I should read up on this again, but beer itself is said to be an allergen, or something that can exaggerate allergies. I have had violent sneezing fits after consuming certain high-octane IPAs, and I have no doubt that the booze is to blame. After a few beers, though, those sneezing fits actually feel kind of cathartic. My eyes water, snot pours out, and the scratchy timbre of the sneezes becomes increasingly gruff.

Talk about drinking, though… You know what drove me to go back to beer a couple of weeks ago, after being dry for a pathetic 3 or 4 days? It was Drew Carey. I downloaded the complete Drew Carey Show and in the pilot episode he was seen picking up a beer. That’s what it took for me to be like, hey who cares? I mean going three days dry and 3 months not does not really do your body any good. But then neither does going three weeks dry and three months not. Three weeks is the longest I’ve made it in recent memory. It’s weird what sets me off, though. I can be around booze and drunk people without partaking myself, although drunk people can be kind of annoying to the sober man. And it’s not like the site of a 6-pack has any power over me. But that little moment of seeing Drew Carey pick up a mug of beer was like a signal broke in my head.

Another such moment happened when a friend came over, knowing of my intention not to drink. But he brought a couple of beers for himself. The sound of the can opening set me off. I left him there alone so I could go buy beer and vodka, this after being dry for maybe 4 or 5 days.

I endeavor to drink not at all during the Tampa visit. This means meeting up with Sunswick friends and not joining them in imbibing, assuming they do their wont. That might be weird. But I’m also driving there and back, a pretty long drive to and from Ybor City. So drinking just doesn’t sound smart. And I’ve gotten into a somewhat obstreperous routine that I don’t think can be maintained at the house in Tampa.

I was once officially DWI. In my ignorance I simply did not know. When I had the Town Car I used to come home from the bar and, on a hot summer night, sit behind the wheel blasting the A/C and the radio. It was actually a fun little thing for a while. The A/C in that car could have cooled a house it was so strong.

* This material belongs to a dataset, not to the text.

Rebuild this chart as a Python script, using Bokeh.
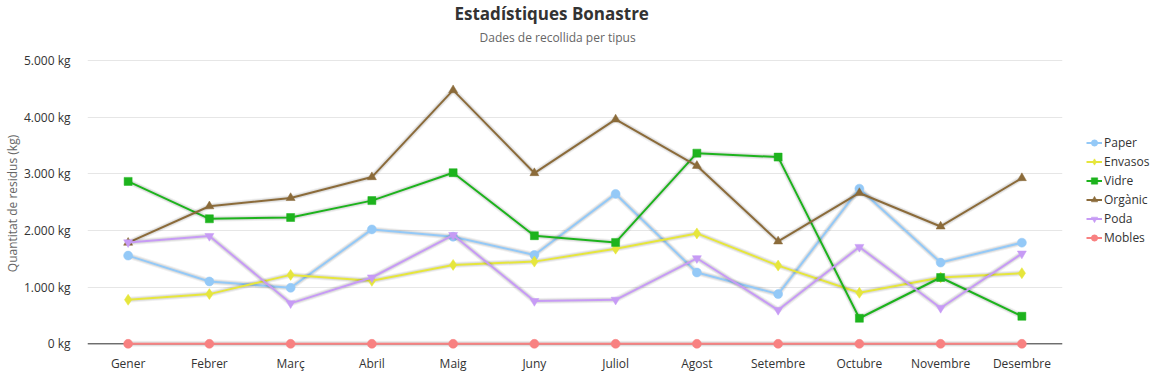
from bokeh.plotting import figure
from bokeh.models import (ColumnDataSource, FactorRange, Range1d, FixedTicker, Legend,
                          LegendItem, Span, Title)
from bokeh.embed import file_html
from bokeh.resources import INLINE

# ---------------- data ----------------
months = ["Gener", "Febrer", "Març", "Abril", "Maig", "Juny", "Juliol",
          "Agost", "Setembre", "Octubre", "Novembre", "Desembre"]
paper = [1556, 1100, 988, 2018, 1889, 1567, 2644, 1258, 877, 2737, 1433, 1784]
envasos = [777, 877, 1216, 1111, 1392, 1450, 1678, 1947, 1380, 900, 1170, 1246]
vidre = [2865, 2205, 2228, 2526, 3018, 1907, 1789, 3363, 3293, 451, 1170, 486]
organic = [1784, 2427, 2573, 2941, 4474, 3012, 3959, 3140, 1807, 2661, 2070, 2924]
poda = [1789, 1901, 714, 1170, 1918, 754, 777, 1509, 596, 1708, 632, 1591]
mobles = [0, 0, 0, 0, 0, 0, 0, 0, 0, 0, 0, 0]

series_names = ["Paper", "Envasos", "Vidre", "Orgànic", "Poda", "Mobles"]
series_values = [paper, envasos, vidre, organic, poda, mobles]
series_colors = ["#94c9f7", "#e6e63c", "#1db31d", "#8b6b3a", "#c79bf5", "#f88181"]
series_markers = ["circle", "diamond", "square", "triangle", "inverted_triangle", "circle"]
marker_sizes = [9, 11, 8, 9, 9, 9]

y_ticks = [0, 1000, 2000, 3000, 4000, 5000]
y_tick_labels = ["0 kg", "1.000 kg", "2.000 kg", "3.000 kg", "4.000 kg", "5.000 kg"]

title_text = "Estadístiques Bonastre"
subtitle_text = "Dades de recollida per tipus"
y_title = "Quantitat de residus (kg)"

FONT = "Open Sans"

p = figure(frame_width=975, frame_height=292,
           x_range=FactorRange(*months, range_padding=0),
           y_range=Range1d(-100, 5050), output_backend="svg", toolbar_location=None,
           min_border_left=0, min_border_right=86, min_border_top=0,
           min_border_bottom=0)
p.outline_line_color = None
p.background_fill_color = "white"
p.border_fill_color = "white"

# white (invisible) spacer panel between subtitle and plot area
p.add_layout(Title(text=".", align="left", text_font=FONT, text_font_size="2px",
                   text_color="white", standoff=7), "above")
p.add_layout(Title(text=subtitle_text, align="left", text_font=FONT,
                   text_font_size="12px", text_font_style="normal",
                   text_color="#666666", offset=392, standoff=4), "above")
p.add_layout(Title(text=title_text, align="left", text_font=FONT,
                   text_font_size="17px", text_font_style="bold",
                   text_color="#333333", offset=367, standoff=-1), "above")

# axes
p.xaxis.axis_line_color = None
p.xaxis.major_tick_line_color = None
p.xaxis.minor_tick_line_color = None
p.xaxis.major_tick_out = 0
p.xaxis.major_tick_in = 0
p.xaxis.minor_tick_out = 0
p.xaxis.minor_tick_in = 0
p.xaxis.major_label_text_font = FONT
p.xaxis.major_label_text_font_size = "12px"
p.xaxis.major_label_text_color = "#333333"
p.xaxis.major_label_standoff = 5

p.yaxis.ticker = FixedTicker(ticks=y_ticks)
p.yaxis.major_label_overrides = dict(zip(y_ticks, y_tick_labels))
p.yaxis.axis_line_color = None
p.yaxis.major_tick_line_color = None
p.yaxis.minor_tick_line_color = None
p.yaxis.major_tick_out = 0
p.yaxis.major_tick_in = 0
p.yaxis.minor_tick_out = 0
p.yaxis.minor_tick_in = 0
p.yaxis.major_label_text_font = FONT
p.yaxis.major_label_text_font_size = "12px"
p.yaxis.major_label_text_color = "#333333"
p.yaxis.major_label_standoff = 17
p.yaxis.axis_label = y_title
p.yaxis.axis_label_text_font = FONT
p.yaxis.axis_label_text_font_size = "12px"
p.yaxis.axis_label_text_font_style = "normal"
p.yaxis.axis_label_text_color = "#666666"
p.yaxis.axis_label_standoff = 0

p.xgrid.grid_line_color = None
p.ygrid.ticker = FixedTicker(ticks=y_ticks)
p.ygrid.grid_line_color = "#e6e6e6"
p.ygrid.grid_line_width = 1

p.add_layout(Span(location=0, dimension="width", line_color="#333333",
                  line_width=1, level="underlay"))

items = []
for name, vals, col, mk, ms in zip(series_names, series_values, series_colors,
                                   series_markers, marker_sizes):
    src = ColumnDataSource(dict(x=months, y=vals))
    p.line("x", "y", source=src, line_color="black", line_alpha=0.06, line_width=6)
    p.line("x", "y", source=src, line_color="black", line_alpha=0.08, line_width=4)
    lr = p.line("x", "y", source=src, line_color=col, line_width=2)
    sr = p.scatter("x", "y", source=src, marker=mk, size=ms, fill_color=col,
                   line_color=col, line_width=0.5)
    items.append(LegendItem(label=name, renderers=[lr, sr]))

legend = Legend(items=items, location=(24, 102), padding=0, spacing=0, margin=0,
                label_height=19, glyph_height=19, glyph_width=16, label_standoff=2,
                label_text_font=FONT, label_text_font_size="12px",
                label_text_color="#333333", border_line_alpha=0,
                background_fill_alpha=0)
p.add_layout(legend, "right")

open("out.html", "w").write(file_html(p, INLINE))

Only by chance did I learn — from another sitcom of all places — that being drunk at the wheel with the engine running or even the keys in the ignition is all you need to have done to be DWI. My source for this knowledge was Everybody Loves Raymond, where somehow the scenario of sitting drunk in a parked car with the engine running passed through conversation. I later learned that a common way for police to get arrest quotas is to park near bars at closing time and wait for the drunks to start their engines. Once the key goes in you’re up for grabs. This sting-like operation did, at least, keep them off the roads.

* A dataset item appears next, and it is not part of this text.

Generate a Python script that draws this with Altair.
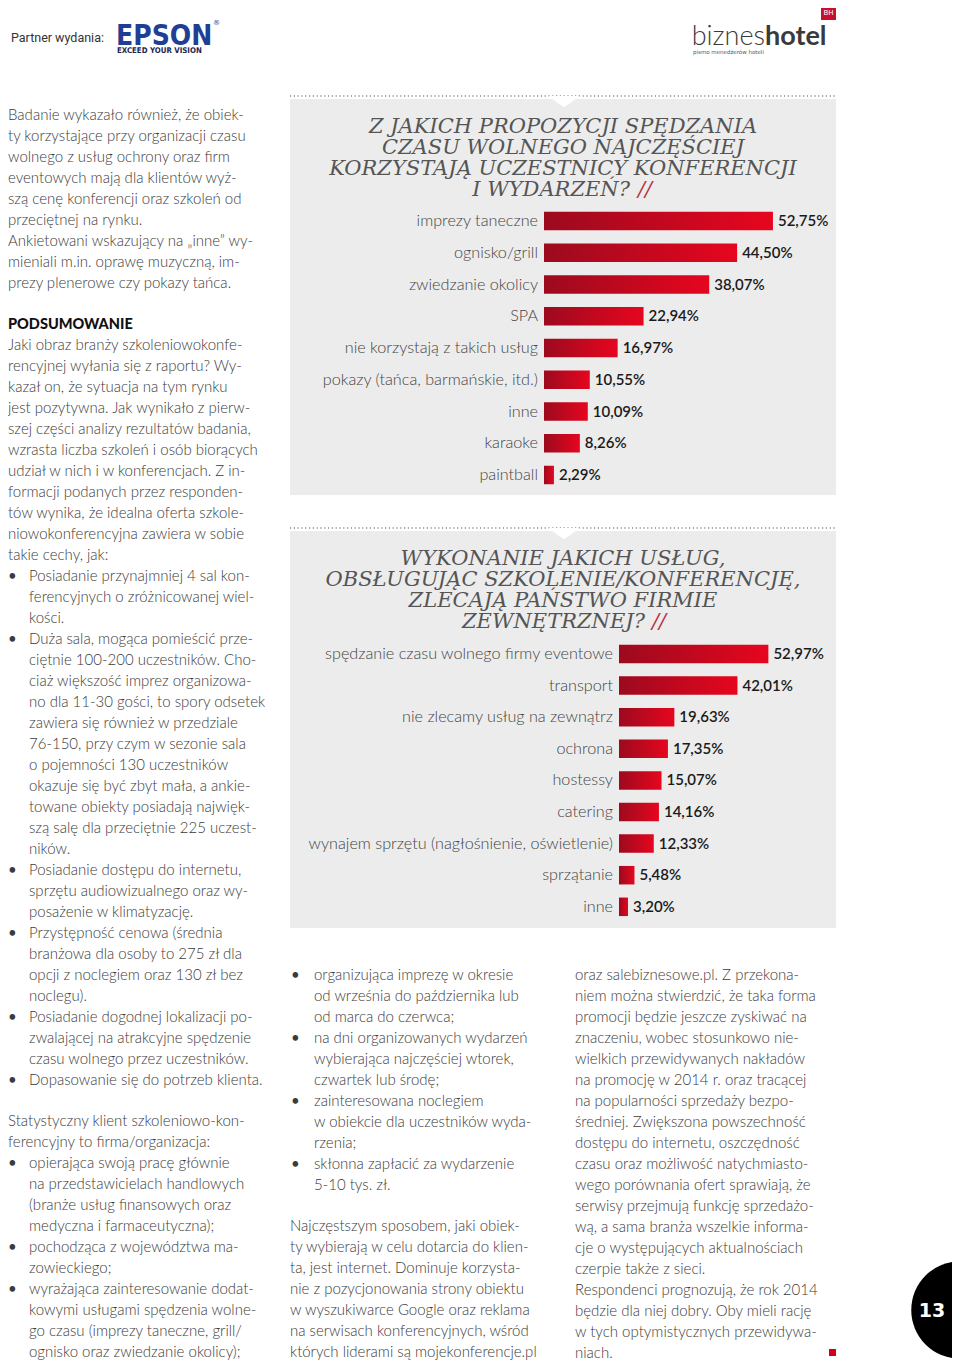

Another brush with booze at the wheel came in Daytona Beach, when I was down there cleaning up my father’s affairs. I had not driven a car in forever, and what little reason I had to know about such things left me in the dark about who can and cannot have open containers in a moving vehicle. I guess nobody can. But my 2nd cousin from Tennessee made it seem to me like she could sip from her tall glass of bourbon without any trouble, just as long as I didn’t help myself to any of it. Maybe that’s the rule in Tennessee (I doubt it) but I do not think Florida would be so lax.

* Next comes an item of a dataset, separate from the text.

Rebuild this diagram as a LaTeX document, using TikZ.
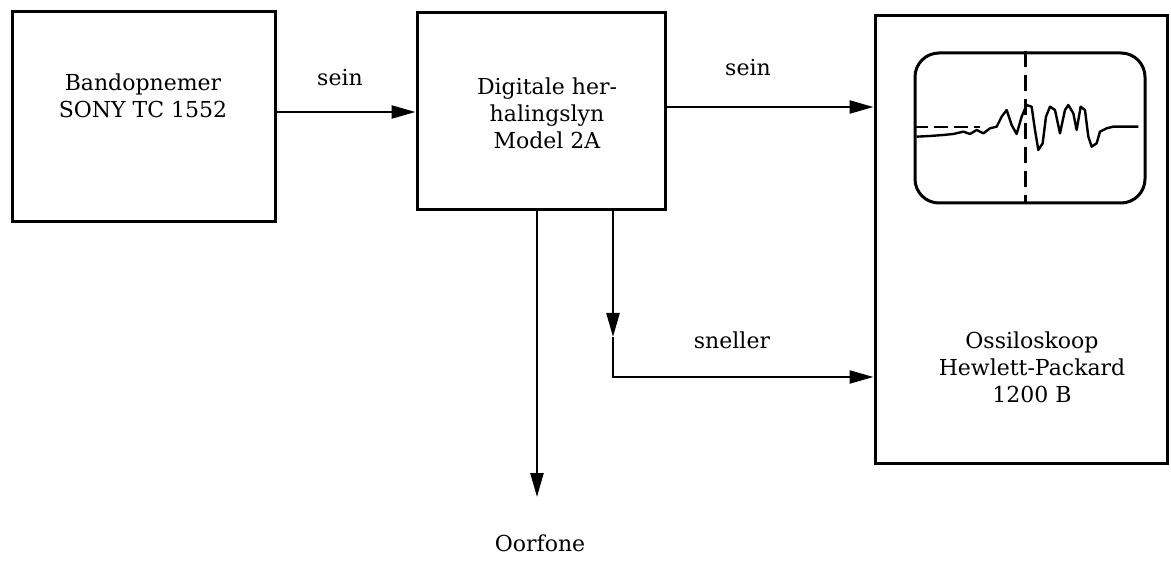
\documentclass[tikz,border=0pt]{standalone}
\usepackage{fontspec}
\setmainfont{DejaVu Serif}
\usetikzlibrary{arrows.meta}
\begin{document}
\begin{tikzpicture}[x=1pt,y=-1pt,
  box/.style={draw, line width=3pt, inner sep=0pt},
  txt/.style={align=center, font=\fontsize{22}{27}\selectfont, inner sep=0pt},
  arr/.style={line width=2.4pt, -{Triangle[length=24pt,width=13pt]}},
  wire/.style={line width=2.4pt}]
\useasboundingbox (0,0) rectangle (1171,564);
% boxes
\node[box, minimum width=263pt, minimum height=210pt] (b1) at (143.5,117) {};
\node[box, minimum width=248pt, minimum height=197pt] (b2) at (541,111.5) {};
\node[box, minimum width=292pt, minimum height=447pt] (b3) at (1021,239.5) {};
% texts
\node[txt] (t1) at (143,96) {Bandopnemer\\SONY TC 1552};
\node[txt] (t2) at (547,113) {Digitale her-\\halingslyn\\Model 2A};
\node[txt] (t3) at (1032,367) {Ossiloskoop\\Hewlett-Packard\\1200 B};
\node[txt] (l1) at (340,78) {sein};
\node[txt] (l2) at (748,68) {sein};
\node[txt] (l3) at (732,340) {sneller};
\node[txt] (oor) at (540,543) {Oorfone};
% coordinates
\coordinate (y1) at (0,112);
\coordinate (y2) at (0,107);
\coordinate (d1) at (613,337);
\coordinate (c1) at (613,377);
\coordinate (o1) at (537,497);
% connectors
\draw[arr] (b1.east |- y1) -- (b2.west |- y1);
\draw[arr] (b2.east |- y2) -- (b3.west |- y2);
\draw[arr] (b2.south -| d1) -- (d1);
\draw[arr] (d1) -- (c1) -- (b3.west |- c1);
\draw[arr] (b2.south -| o1) -- (o1);
% oscilloscope screen
\node[draw, line width=3pt, rounded corners=24pt, minimum width=230pt, minimum height=150pt, inner sep=0pt] (scr) at (1030,128) {};
\draw[line width=3pt, dash pattern=on 16pt off 8pt] (scr.north -| 1025,0) -- (scr.south -| 1025,0);
\draw[line width=2.6pt, dash pattern=on 14pt off 6pt] (scr.west |- 0,127) -- (980,127);
\begin{scope}[shift={(870,10)}, x=0.3333pt, y=-0.3333pt]
\draw[line width=2.4pt, line join=round] plot coordinates {
(140,380) (180,378) (220,375) (250,372) (280,365) (300,372) (320,360) (340,370) (360,355) (380,350) (395,320) (410,300) (425,345) (440,372) (455,320) (470,285) (485,290) (495,360) (505,420) (518,400) (528,320) (540,290) (555,300) (570,370) (585,300) (595,285) (610,310) (620,360) (632,290) (645,300) (655,380) (665,410) (680,400) (690,365) (710,355) (730,350) (805,350)};
\end{scope}
\end{tikzpicture}
\end{document}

At one point — and I only recognized the precariousness of this later — we stopped at a red light and a police van idled right next to us, not even 10 feet away. That glass of bourbon was just sitting there in plain view. All the police had to do was look over and look down, since their van was somewhat higher above street level than the car we were in. They might have noticed the cousin acting visibly drunk. And then who knows what would have happened? Not I.